# [Exercise aim]
Take the line containing "Recreate this image" as the first line and the line containing "per parameter */" as the last, and output that span verbatim without any images.

# [Excerpted records]
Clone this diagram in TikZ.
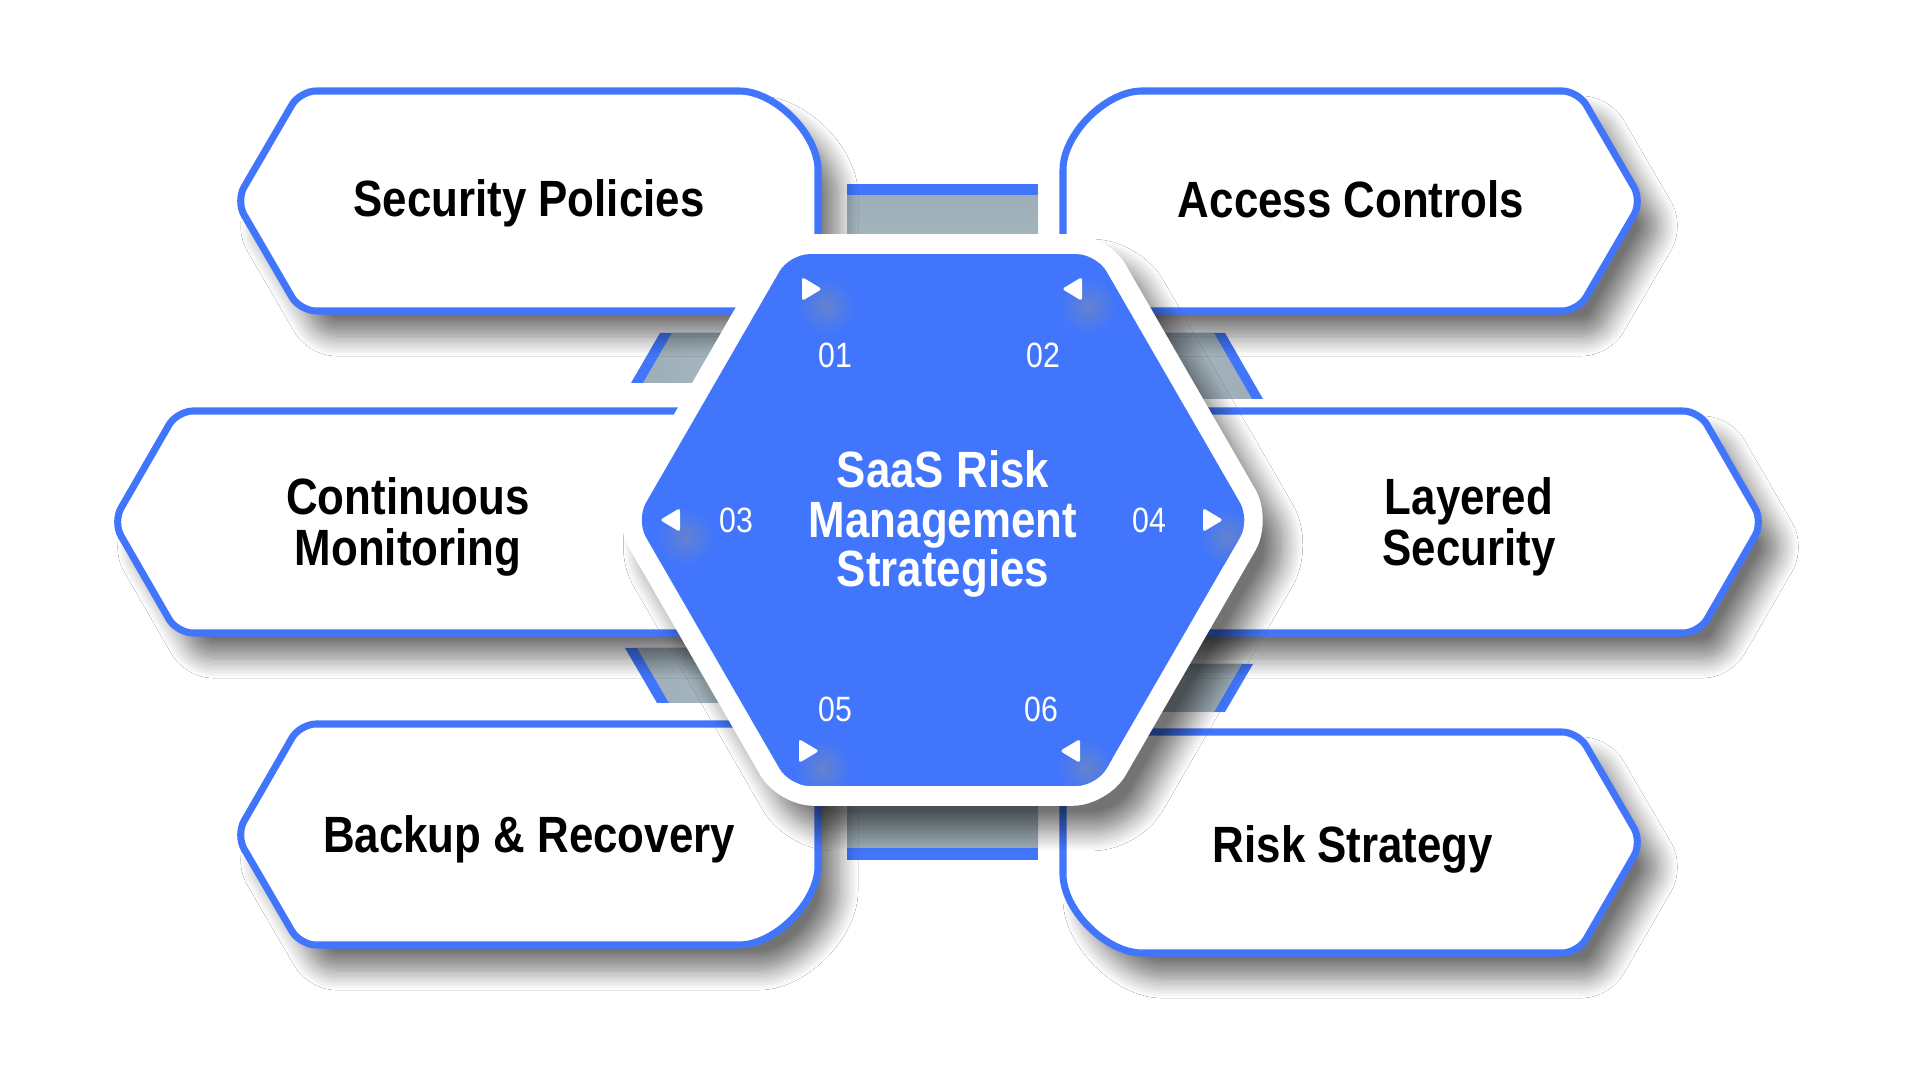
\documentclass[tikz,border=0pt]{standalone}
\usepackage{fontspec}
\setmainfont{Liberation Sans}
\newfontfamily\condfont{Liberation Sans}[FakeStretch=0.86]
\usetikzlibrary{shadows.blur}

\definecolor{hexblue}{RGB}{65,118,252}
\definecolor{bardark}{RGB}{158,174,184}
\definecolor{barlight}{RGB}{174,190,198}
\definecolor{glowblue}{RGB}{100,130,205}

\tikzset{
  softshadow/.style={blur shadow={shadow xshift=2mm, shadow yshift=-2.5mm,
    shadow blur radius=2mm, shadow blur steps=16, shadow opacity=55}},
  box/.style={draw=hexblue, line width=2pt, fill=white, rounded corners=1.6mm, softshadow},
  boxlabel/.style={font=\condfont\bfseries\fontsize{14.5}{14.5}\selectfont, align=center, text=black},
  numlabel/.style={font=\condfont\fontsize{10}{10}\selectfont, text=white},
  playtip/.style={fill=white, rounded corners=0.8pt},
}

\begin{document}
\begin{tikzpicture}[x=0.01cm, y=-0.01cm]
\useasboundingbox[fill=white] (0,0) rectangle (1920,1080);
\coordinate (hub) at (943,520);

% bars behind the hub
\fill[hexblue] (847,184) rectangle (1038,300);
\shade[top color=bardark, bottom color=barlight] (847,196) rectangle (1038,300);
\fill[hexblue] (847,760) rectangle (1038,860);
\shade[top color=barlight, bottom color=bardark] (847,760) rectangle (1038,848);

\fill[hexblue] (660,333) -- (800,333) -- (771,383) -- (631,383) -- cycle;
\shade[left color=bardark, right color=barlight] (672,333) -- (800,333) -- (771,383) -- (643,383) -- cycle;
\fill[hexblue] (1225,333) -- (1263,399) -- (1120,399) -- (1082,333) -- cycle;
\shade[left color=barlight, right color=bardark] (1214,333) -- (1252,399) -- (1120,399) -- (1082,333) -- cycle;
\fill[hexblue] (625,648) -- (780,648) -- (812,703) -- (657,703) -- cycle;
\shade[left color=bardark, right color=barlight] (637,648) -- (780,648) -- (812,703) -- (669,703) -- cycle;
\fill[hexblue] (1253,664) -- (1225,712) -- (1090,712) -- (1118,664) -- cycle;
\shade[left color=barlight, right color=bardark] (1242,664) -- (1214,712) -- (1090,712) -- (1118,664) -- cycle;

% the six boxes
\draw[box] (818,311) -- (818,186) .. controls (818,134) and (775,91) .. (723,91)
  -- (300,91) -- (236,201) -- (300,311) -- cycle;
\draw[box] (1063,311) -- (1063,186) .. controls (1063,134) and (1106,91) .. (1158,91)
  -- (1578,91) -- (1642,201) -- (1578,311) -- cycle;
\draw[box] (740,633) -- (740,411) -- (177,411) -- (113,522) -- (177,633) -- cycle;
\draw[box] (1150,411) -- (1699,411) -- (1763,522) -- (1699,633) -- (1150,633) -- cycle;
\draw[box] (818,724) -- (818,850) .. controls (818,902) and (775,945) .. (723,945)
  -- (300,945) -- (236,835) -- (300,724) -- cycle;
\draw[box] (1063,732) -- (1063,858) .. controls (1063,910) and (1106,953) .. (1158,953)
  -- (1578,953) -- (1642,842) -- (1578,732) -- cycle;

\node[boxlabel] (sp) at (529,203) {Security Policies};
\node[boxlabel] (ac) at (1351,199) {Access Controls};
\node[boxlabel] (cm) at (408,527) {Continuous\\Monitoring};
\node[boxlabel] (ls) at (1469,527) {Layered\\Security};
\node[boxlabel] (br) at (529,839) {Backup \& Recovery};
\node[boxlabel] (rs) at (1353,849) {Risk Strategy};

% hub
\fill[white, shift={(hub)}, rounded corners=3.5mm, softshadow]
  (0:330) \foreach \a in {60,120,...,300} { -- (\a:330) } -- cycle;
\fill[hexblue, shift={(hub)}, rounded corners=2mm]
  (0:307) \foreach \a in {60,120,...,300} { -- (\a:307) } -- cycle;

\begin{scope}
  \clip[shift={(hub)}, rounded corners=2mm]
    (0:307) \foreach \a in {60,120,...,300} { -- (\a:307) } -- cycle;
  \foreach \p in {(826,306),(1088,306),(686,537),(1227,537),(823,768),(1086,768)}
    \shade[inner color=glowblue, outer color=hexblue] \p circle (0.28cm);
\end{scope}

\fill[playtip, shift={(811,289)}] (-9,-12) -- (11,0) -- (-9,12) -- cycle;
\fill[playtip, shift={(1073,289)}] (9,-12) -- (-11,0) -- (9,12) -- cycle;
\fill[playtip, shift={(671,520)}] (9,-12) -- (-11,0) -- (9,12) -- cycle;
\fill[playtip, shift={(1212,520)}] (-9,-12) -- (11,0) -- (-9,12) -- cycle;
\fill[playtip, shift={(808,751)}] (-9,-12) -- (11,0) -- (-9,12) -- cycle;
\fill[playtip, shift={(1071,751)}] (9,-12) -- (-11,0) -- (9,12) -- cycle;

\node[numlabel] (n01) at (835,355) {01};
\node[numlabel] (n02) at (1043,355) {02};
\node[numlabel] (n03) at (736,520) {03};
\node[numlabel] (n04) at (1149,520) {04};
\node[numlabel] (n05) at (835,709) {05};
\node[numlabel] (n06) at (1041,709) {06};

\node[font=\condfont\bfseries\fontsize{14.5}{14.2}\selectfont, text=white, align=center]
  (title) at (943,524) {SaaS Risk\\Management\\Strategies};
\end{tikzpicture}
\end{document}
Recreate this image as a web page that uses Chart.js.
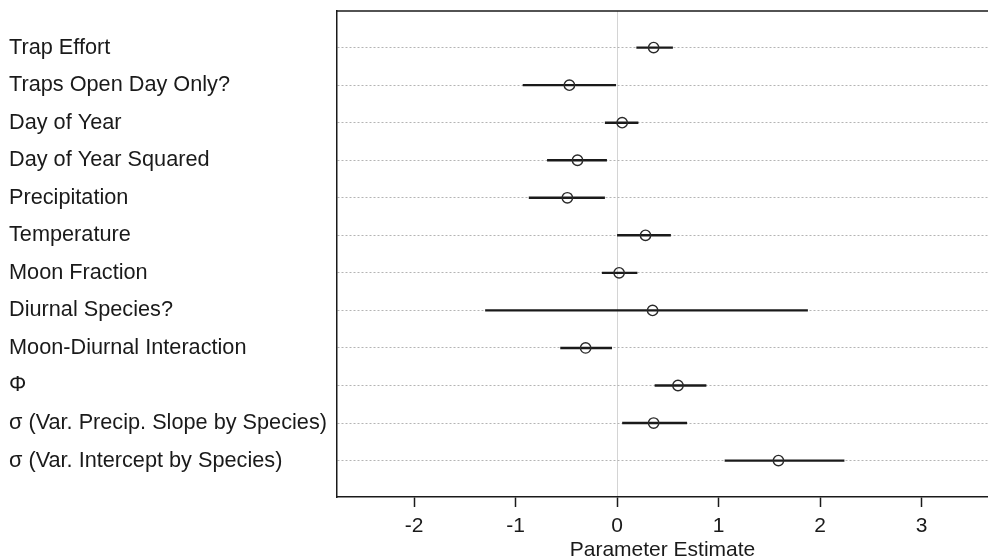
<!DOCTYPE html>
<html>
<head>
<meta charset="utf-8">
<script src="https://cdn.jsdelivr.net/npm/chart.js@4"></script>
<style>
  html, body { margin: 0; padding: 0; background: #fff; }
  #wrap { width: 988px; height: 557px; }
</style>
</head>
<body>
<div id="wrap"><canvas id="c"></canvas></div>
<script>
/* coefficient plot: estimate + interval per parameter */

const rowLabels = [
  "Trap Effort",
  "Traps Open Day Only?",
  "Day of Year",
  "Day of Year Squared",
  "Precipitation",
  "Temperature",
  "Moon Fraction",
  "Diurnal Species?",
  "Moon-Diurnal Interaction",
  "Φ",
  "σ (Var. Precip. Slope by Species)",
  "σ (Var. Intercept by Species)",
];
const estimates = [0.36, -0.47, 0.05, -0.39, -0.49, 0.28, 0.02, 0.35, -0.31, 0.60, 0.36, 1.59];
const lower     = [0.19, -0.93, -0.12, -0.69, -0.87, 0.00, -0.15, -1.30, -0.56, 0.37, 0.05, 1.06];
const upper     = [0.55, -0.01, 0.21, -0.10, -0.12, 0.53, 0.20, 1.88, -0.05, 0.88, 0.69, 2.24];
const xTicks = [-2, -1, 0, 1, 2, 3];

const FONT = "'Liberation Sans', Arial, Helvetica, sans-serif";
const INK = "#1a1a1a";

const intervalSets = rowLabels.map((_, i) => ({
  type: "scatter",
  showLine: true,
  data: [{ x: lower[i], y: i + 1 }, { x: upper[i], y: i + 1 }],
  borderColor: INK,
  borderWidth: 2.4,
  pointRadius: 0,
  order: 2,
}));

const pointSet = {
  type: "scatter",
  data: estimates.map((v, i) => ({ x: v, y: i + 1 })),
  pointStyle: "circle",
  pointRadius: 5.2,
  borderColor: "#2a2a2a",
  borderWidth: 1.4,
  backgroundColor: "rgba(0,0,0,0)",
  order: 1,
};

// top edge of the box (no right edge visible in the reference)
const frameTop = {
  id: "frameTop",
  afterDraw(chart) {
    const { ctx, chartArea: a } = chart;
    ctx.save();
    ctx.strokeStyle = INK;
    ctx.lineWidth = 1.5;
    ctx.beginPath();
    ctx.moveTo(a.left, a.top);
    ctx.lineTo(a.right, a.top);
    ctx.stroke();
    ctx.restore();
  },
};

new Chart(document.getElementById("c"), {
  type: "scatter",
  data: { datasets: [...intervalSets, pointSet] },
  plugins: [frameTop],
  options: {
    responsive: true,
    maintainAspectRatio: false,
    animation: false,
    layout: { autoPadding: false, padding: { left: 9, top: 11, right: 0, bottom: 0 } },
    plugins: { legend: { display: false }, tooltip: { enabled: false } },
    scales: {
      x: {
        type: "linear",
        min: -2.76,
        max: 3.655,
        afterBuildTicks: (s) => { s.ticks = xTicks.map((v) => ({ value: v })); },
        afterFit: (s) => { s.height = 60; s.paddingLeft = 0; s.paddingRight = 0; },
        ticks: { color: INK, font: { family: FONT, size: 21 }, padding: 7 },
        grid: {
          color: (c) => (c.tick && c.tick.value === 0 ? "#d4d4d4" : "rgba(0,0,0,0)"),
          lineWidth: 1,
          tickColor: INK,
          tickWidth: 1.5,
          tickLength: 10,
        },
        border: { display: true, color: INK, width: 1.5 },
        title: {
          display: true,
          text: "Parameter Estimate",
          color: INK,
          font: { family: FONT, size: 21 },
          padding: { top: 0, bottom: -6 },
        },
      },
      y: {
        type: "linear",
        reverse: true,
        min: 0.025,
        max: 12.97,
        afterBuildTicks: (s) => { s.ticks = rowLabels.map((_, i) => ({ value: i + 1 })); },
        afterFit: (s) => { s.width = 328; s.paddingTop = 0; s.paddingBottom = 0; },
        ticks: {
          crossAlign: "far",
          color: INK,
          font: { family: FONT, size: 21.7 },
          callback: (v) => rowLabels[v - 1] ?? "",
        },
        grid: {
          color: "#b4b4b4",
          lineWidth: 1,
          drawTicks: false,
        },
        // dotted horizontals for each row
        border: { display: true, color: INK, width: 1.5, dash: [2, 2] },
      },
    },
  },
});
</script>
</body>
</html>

# [The output]
Recreate this image as a web page that uses Chart.js.
<!DOCTYPE html>
<html>
<head>
<meta charset="utf-8">
<script src="https://cdn.jsdelivr.net/npm/chart.js@4"></script>
<style>
  html, body { margin: 0; padding: 0; background: #fff; }
  #wrap { width: 988px; height: 557px; }
</style>
</head>
<body>
<div id="wrap"><canvas id="c"></canvas></div>
<script>
/* coefficient plot: estimate + interval per parameter */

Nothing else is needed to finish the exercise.